Data extract
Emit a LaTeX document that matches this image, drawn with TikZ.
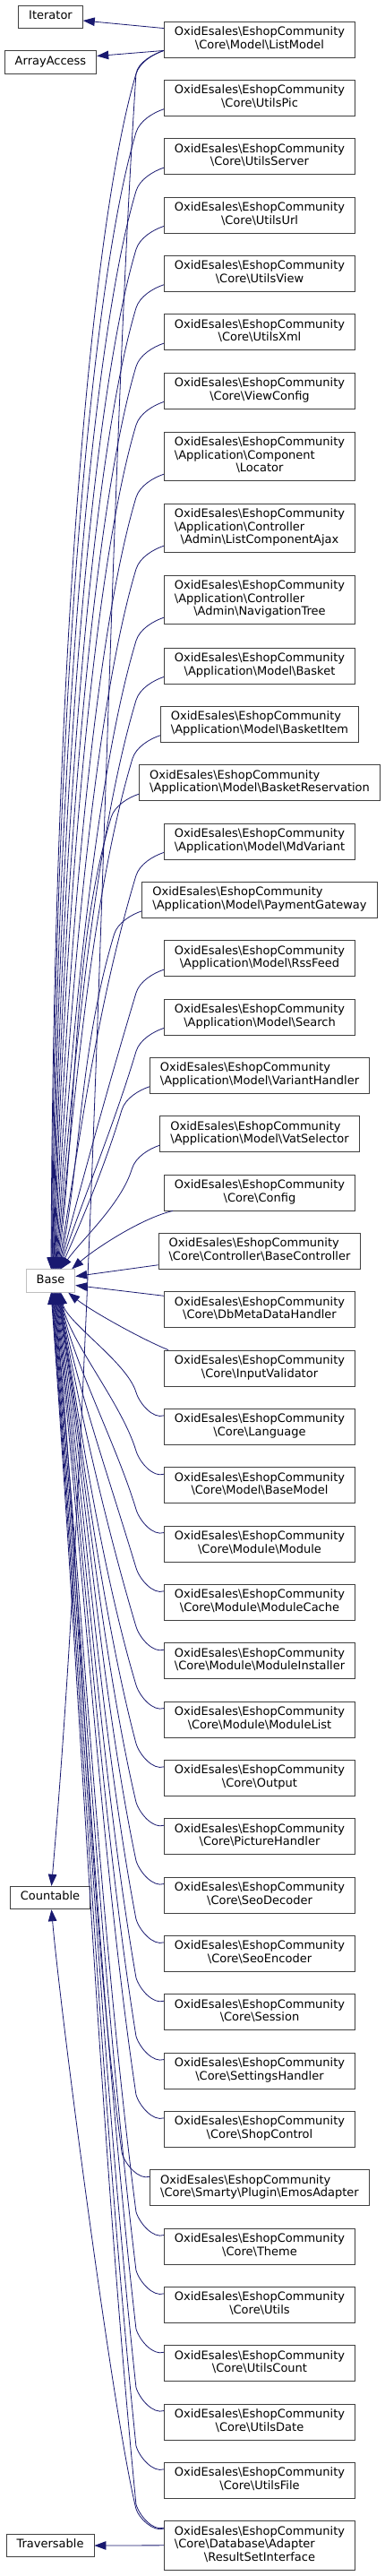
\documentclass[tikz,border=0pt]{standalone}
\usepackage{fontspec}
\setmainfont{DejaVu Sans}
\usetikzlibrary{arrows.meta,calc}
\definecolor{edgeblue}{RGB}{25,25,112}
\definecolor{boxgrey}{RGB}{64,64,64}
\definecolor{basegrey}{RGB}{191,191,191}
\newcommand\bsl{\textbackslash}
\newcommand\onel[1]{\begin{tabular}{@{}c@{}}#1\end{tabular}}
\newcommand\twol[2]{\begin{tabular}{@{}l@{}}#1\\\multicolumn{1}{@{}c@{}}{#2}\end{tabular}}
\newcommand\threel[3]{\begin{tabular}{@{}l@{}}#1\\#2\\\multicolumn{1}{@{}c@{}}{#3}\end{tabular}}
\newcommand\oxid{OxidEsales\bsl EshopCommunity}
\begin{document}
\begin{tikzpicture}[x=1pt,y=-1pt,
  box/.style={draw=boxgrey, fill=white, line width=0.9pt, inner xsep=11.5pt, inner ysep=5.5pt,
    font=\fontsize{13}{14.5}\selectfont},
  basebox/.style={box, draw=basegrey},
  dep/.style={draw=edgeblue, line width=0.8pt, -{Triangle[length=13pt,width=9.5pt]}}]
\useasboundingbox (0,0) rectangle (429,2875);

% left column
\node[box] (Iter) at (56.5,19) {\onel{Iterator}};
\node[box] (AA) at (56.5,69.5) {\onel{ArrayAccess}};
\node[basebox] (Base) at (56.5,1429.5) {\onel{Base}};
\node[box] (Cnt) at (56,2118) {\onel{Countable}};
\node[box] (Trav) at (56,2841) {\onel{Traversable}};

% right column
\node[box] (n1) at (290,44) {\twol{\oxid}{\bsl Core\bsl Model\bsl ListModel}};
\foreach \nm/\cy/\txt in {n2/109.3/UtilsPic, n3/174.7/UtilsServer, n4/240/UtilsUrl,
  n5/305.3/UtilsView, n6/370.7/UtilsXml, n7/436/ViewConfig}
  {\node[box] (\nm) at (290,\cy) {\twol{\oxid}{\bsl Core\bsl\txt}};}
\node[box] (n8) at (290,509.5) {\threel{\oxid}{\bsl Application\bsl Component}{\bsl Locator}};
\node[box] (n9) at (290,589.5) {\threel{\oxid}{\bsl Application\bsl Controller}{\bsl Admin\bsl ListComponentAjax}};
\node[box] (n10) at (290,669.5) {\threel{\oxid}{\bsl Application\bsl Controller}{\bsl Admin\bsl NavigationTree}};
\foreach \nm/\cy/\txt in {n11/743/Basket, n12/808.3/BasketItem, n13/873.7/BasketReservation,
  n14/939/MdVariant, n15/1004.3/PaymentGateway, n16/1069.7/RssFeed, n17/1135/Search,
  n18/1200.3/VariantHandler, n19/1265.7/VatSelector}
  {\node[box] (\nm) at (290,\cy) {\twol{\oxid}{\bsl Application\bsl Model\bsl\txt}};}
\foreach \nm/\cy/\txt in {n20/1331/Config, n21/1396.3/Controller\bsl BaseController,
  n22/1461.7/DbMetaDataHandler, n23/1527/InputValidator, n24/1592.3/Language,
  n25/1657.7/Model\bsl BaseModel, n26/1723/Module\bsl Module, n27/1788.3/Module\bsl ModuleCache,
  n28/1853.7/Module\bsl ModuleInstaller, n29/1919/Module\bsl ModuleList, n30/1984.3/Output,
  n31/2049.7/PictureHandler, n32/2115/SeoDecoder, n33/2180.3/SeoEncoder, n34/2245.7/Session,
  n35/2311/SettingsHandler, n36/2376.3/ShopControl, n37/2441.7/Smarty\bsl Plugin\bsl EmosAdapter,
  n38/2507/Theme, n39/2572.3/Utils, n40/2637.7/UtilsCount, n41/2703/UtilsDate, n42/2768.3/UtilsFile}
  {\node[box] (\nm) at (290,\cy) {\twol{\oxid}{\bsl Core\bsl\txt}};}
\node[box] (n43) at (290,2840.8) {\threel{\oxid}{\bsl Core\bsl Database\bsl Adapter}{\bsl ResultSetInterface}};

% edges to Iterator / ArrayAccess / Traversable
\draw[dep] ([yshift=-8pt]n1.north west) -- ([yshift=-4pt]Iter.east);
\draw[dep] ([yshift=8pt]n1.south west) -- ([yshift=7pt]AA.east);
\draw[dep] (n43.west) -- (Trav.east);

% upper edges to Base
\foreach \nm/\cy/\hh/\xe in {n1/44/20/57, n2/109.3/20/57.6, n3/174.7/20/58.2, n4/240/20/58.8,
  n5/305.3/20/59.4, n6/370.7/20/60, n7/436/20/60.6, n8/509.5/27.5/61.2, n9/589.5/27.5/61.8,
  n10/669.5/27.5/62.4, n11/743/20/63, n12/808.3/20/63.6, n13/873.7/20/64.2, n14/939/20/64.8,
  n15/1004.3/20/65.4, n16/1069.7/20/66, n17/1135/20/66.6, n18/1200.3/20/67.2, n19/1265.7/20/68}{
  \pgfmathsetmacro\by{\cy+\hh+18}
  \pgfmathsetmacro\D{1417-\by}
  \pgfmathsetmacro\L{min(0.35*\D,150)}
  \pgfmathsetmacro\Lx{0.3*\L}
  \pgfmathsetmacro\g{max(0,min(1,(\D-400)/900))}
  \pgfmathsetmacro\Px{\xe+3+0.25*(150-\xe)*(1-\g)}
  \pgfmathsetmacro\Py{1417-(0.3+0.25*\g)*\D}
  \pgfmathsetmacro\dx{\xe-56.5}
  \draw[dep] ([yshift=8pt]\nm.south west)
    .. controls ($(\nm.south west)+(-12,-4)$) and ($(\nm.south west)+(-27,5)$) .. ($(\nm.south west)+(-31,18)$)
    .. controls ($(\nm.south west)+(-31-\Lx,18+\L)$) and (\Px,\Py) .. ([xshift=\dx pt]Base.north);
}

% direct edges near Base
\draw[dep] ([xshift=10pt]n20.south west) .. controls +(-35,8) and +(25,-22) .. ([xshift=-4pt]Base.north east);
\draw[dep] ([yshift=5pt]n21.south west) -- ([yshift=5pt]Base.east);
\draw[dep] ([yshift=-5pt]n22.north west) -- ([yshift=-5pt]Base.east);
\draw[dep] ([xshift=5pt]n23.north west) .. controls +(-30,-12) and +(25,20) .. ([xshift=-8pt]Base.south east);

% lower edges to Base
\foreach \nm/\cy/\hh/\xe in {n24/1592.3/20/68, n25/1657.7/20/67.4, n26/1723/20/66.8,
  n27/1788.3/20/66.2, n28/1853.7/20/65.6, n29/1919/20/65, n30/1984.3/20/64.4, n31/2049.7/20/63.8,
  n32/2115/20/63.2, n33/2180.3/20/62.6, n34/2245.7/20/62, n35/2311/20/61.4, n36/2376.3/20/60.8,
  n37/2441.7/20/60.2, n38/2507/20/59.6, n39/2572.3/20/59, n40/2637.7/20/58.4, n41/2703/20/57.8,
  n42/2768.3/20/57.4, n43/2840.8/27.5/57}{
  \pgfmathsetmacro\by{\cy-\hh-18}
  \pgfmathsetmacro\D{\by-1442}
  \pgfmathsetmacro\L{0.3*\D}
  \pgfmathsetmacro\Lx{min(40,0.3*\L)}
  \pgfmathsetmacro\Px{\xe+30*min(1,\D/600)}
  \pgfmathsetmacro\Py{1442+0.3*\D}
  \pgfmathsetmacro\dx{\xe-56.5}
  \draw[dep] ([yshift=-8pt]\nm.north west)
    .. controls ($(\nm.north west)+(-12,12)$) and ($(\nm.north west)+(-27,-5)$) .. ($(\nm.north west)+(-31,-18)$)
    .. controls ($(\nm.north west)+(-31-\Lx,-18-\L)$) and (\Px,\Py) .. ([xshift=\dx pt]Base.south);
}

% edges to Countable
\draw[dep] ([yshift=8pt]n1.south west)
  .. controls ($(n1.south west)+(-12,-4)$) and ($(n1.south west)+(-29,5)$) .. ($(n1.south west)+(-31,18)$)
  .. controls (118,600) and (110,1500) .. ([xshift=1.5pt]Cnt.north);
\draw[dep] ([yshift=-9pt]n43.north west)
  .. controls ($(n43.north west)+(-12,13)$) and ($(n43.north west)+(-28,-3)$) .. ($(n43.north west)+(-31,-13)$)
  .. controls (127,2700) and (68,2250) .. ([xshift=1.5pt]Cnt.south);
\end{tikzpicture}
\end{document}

Directive
From the first line above down to the line with "(0,0) rectangle (429,2875);", reproduce every line and no others, omitting pictures.

Full response
Emit a LaTeX document that matches this image, drawn with TikZ.
\documentclass[tikz,border=0pt]{standalone}
\usepackage{fontspec}
\setmainfont{DejaVu Sans}
\usetikzlibrary{arrows.meta,calc}
\definecolor{edgeblue}{RGB}{25,25,112}
\definecolor{boxgrey}{RGB}{64,64,64}
\definecolor{basegrey}{RGB}{191,191,191}
\newcommand\bsl{\textbackslash}
\newcommand\onel[1]{\begin{tabular}{@{}c@{}}#1\end{tabular}}
\newcommand\twol[2]{\begin{tabular}{@{}l@{}}#1\\\multicolumn{1}{@{}c@{}}{#2}\end{tabular}}
\newcommand\threel[3]{\begin{tabular}{@{}l@{}}#1\\#2\\\multicolumn{1}{@{}c@{}}{#3}\end{tabular}}
\newcommand\oxid{OxidEsales\bsl EshopCommunity}
\begin{document}
\begin{tikzpicture}[x=1pt,y=-1pt,
  box/.style={draw=boxgrey, fill=white, line width=0.9pt, inner xsep=11.5pt, inner ysep=5.5pt,
    font=\fontsize{13}{14.5}\selectfont},
  basebox/.style={box, draw=basegrey},
  dep/.style={draw=edgeblue, line width=0.8pt, -{Triangle[length=13pt,width=9.5pt]}}]
\useasboundingbox (0,0) rectangle (429,2875);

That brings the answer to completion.